_Information supplied_.
════════════════════

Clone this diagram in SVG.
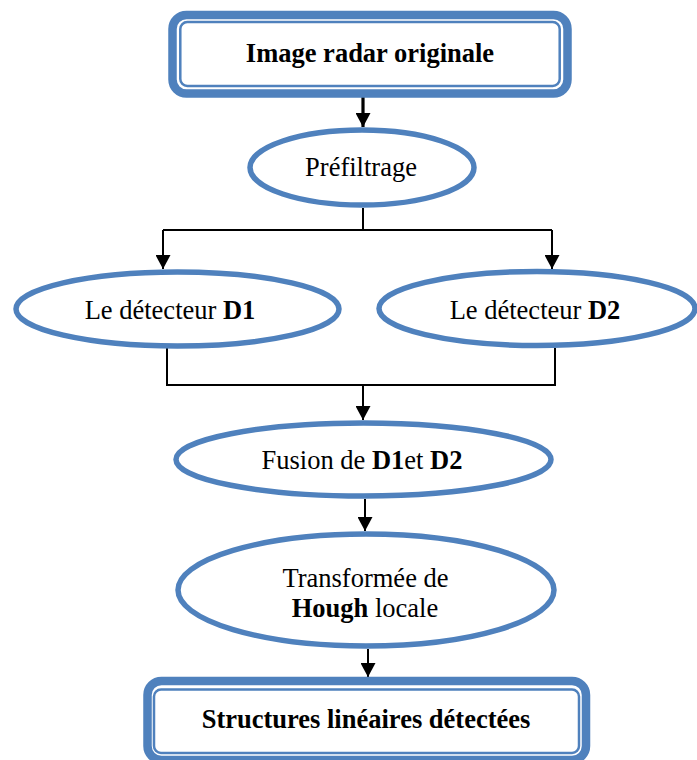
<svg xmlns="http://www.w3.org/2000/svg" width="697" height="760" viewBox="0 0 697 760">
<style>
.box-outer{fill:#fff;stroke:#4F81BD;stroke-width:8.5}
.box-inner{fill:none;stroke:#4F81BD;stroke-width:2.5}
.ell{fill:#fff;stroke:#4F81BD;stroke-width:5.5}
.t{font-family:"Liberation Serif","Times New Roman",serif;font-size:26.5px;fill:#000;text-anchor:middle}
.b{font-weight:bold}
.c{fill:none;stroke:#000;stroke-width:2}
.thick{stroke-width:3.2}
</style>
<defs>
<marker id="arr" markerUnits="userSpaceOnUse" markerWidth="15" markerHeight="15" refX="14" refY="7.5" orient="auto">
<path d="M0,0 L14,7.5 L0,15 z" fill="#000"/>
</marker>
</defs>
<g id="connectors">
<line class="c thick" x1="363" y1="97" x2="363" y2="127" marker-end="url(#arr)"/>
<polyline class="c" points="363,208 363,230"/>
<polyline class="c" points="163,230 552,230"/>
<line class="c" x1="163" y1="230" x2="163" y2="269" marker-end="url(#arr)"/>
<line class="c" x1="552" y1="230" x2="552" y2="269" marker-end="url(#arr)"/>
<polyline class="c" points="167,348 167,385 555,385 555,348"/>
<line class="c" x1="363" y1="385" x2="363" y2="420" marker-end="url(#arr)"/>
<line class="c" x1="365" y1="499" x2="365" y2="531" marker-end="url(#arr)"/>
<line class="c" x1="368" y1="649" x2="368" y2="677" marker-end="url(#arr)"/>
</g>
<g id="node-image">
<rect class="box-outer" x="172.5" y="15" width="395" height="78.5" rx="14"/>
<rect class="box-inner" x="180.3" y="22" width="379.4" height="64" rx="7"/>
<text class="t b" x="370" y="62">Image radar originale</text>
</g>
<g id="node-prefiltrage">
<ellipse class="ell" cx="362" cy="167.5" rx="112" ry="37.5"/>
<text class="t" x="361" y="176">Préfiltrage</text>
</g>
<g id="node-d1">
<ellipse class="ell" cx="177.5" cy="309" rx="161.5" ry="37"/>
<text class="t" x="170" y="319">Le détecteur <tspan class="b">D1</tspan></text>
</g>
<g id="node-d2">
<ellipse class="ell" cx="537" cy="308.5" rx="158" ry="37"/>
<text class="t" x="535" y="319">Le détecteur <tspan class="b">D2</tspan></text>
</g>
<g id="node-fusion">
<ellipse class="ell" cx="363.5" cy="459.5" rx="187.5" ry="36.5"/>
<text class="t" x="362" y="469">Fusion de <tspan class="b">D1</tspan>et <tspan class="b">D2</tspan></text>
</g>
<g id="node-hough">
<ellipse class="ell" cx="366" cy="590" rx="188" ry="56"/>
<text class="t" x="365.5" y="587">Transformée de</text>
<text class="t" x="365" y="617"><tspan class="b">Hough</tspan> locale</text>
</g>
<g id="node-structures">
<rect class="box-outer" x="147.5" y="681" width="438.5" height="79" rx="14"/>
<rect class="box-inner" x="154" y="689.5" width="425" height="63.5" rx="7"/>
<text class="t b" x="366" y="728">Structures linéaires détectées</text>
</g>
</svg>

════════════════════

_Set exercise_. Quote every line word for word and keep the images out of the copy.

_Complete response_.
Clone this diagram in SVG.
<svg xmlns="http://www.w3.org/2000/svg" width="697" height="760" viewBox="0 0 697 760">
<style>
.box-outer{fill:#fff;stroke:#4F81BD;stroke-width:8.5}
.box-inner{fill:none;stroke:#4F81BD;stroke-width:2.5}
.ell{fill:#fff;stroke:#4F81BD;stroke-width:5.5}
.t{font-family:"Liberation Serif","Times New Roman",serif;font-size:26.5px;fill:#000;text-anchor:middle}
.b{font-weight:bold}
.c{fill:none;stroke:#000;stroke-width:2}
.thick{stroke-width:3.2}
</style>
<defs>
<marker id="arr" markerUnits="userSpaceOnUse" markerWidth="15" markerHeight="15" refX="14" refY="7.5" orient="auto">
<path d="M0,0 L14,7.5 L0,15 z" fill="#000"/>
</marker>
</defs>
<g id="connectors">
<line class="c thick" x1="363" y1="97" x2="363" y2="127" marker-end="url(#arr)"/>
<polyline class="c" points="363,208 363,230"/>
<polyline class="c" points="163,230 552,230"/>
<line class="c" x1="163" y1="230" x2="163" y2="269" marker-end="url(#arr)"/>
<line class="c" x1="552" y1="230" x2="552" y2="269" marker-end="url(#arr)"/>
<polyline class="c" points="167,348 167,385 555,385 555,348"/>
<line class="c" x1="363" y1="385" x2="363" y2="420" marker-end="url(#arr)"/>
<line class="c" x1="365" y1="499" x2="365" y2="531" marker-end="url(#arr)"/>
<line class="c" x1="368" y1="649" x2="368" y2="677" marker-end="url(#arr)"/>
</g>
<g id="node-image">
<rect class="box-outer" x="172.5" y="15" width="395" height="78.5" rx="14"/>
<rect class="box-inner" x="180.3" y="22" width="379.4" height="64" rx="7"/>
<text class="t b" x="370" y="62">Image radar originale</text>
</g>
<g id="node-prefiltrage">
<ellipse class="ell" cx="362" cy="167.5" rx="112" ry="37.5"/>
<text class="t" x="361" y="176">Préfiltrage</text>
</g>
<g id="node-d1">
<ellipse class="ell" cx="177.5" cy="309" rx="161.5" ry="37"/>
<text class="t" x="170" y="319">Le détecteur <tspan class="b">D1</tspan></text>
</g>
<g id="node-d2">
<ellipse class="ell" cx="537" cy="308.5" rx="158" ry="37"/>
<text class="t" x="535" y="319">Le détecteur <tspan class="b">D2</tspan></text>
</g>
<g id="node-fusion">
<ellipse class="ell" cx="363.5" cy="459.5" rx="187.5" ry="36.5"/>
<text class="t" x="362" y="469">Fusion de <tspan class="b">D1</tspan>et <tspan class="b">D2</tspan></text>
</g>
<g id="node-hough">
<ellipse class="ell" cx="366" cy="590" rx="188" ry="56"/>
<text class="t" x="365.5" y="587">Transformée de</text>
<text class="t" x="365" y="617"><tspan class="b">Hough</tspan> locale</text>
</g>
<g id="node-structures">
<rect class="box-outer" x="147.5" y="681" width="438.5" height="79" rx="14"/>
<rect class="box-inner" x="154" y="689.5" width="425" height="63.5" rx="7"/>
<text class="t b" x="366" y="728">Structures linéaires détectées</text>
</g>
</svg>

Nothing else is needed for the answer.